Thankfully, it avoids this pitfall by instead reminding the characters — and by extension, us — what made this relationship work so beautifully in the first place: they’re two women, fighting against the odds, refusing to give up in the face of severe adversity and hardship. It’s a rocky, somewhat unstable foundation, but it’s one the two are familiar with and adjust quickly when they willingly choose to put their lives on the line in order to stop the murderous intent of a madman.

Man, I Feel Like a Woman

So, why does it matter that they’re women? Why should it matter that we see two women in a well-developed and compelling friendship?
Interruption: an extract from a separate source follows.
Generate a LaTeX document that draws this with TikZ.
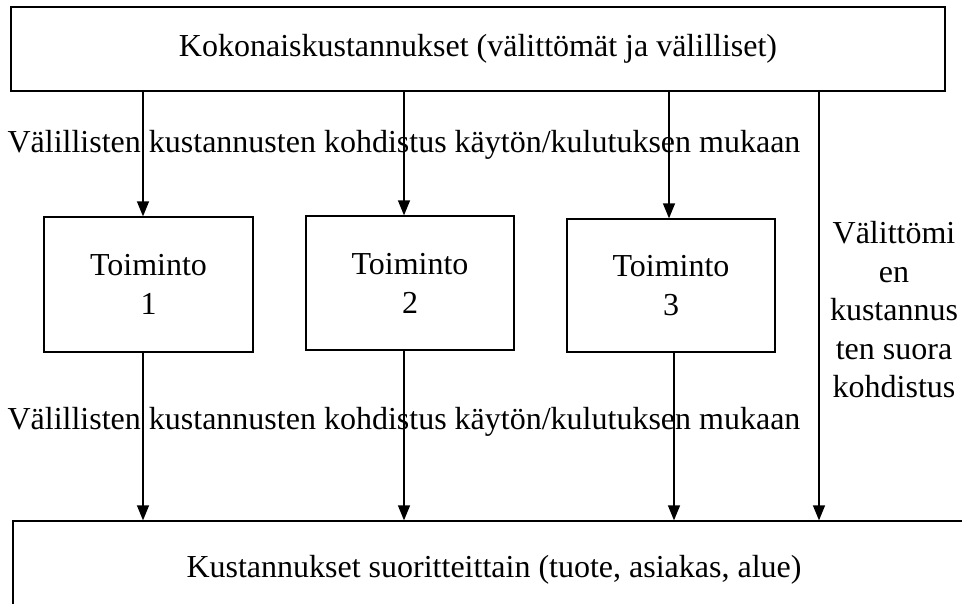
\documentclass[tikz,border=0pt]{standalone}
\usepackage{fontspec}
\setmainfont{Liberation Serif}
\usetikzlibrary{arrows.meta}
\begin{document}
\begin{tikzpicture}[x=1pt,y=-1pt,
  box/.style={draw=black,line width=1.3pt,rectangle,inner sep=0pt,align=center,
    font=\fontsize{32}{39}\selectfont},
  lbl/.style={inner sep=0pt,align=center,font=\fontsize{32}{38.5}\selectfont},
  arr/.style={line width=1.3pt,-{Triangle[length=15pt,width=12pt]}}]
\useasboundingbox (0,0) rectangle (962,603);
\clip (0,0) rectangle (962,603);
% boxes
\node[box,minimum width=934pt,minimum height=84pt] (top) at (478,49)
  {Kokonaiskustannukset (välittömät ja välilliset)};
\node[box,minimum width=209pt,minimum height=135pt] (t1) at (148.5,284.5) {Toiminto\\1};
\node[box,minimum width=208pt,minimum height=134pt] (t2) at (410,283) {Toiminto\\2};
\node[box,minimum width=208pt,minimum height=133pt] (t3) at (671,285.5) {Toiminto\\3};
\node[box,minimum width=962pt,minimum height=98pt] (bot) at (494,570)
  {Kustannukset suoritteittain (tuote, asiakas, alue)};
% labels
\node[lbl] (l1) at (404,145) {Välillisten kustannusten kohdistus käytön/kulutuksen mukaan};
\node[lbl] (l2) at (404,422) {Välillisten kustannusten kohdistus käytön/kulutuksen mukaan};
\node[lbl] (l3) at (894,310) {Välittömi\\en\\kustannus\\ten suora\\kohdistus};
% connectors
\coordinate (a1) at ([xshift=-5.5pt]t1.north);
\coordinate (a2) at ([xshift=-6pt]t2.north);
\coordinate (a3) at ([xshift=-2pt]t3.north);
\draw[arr] (top.south -| a1) -- (a1);
\draw[arr] (top.south -| a2) -- (a2);
\draw[arr] (top.south -| a3) -- (a3);
\coordinate (b1) at ([xshift=-5.5pt]t1.south);
\coordinate (b2) at ([xshift=-6pt]t2.south);
\coordinate (b3) at ([xshift=3pt]t3.south);
\draw[arr] (b1) -- (bot.north -| b1);
\draw[arr] (b2) -- (bot.north -| b2);
\draw[arr] (b3) -- (bot.north -| b3);
\coordinate (r) at (819,0);
\draw[arr] (top.south -| r) -- (bot.north -| r);
\end{tikzpicture}
\end{document}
I’m desperately hopeful for more.

The theme of Uncharted: The Lost Legacy’s story is one of defiance: defiance in the face of impending disaster, defiance toward adversity, and — on a broader scale — defiance of the very norms that also govern representation in media today. The two women at its center are complex, layered, and fully-formed, and together, they make a powerful, capable team rivaling — if not surpassing — the charisma and know-how of Sully and Nathan Drake. And more, they’re two minorities in media, society, and culture firmly grasping the wheel and directing this story in their best interests. It matters, because we don’t see it nearly as often as we should.

In one quote, Chloe neatly summed up what I loved most about Uncharted: The Lost Legacy. It was nice to be with a woman for a change, and I’m desperately hopeful for more.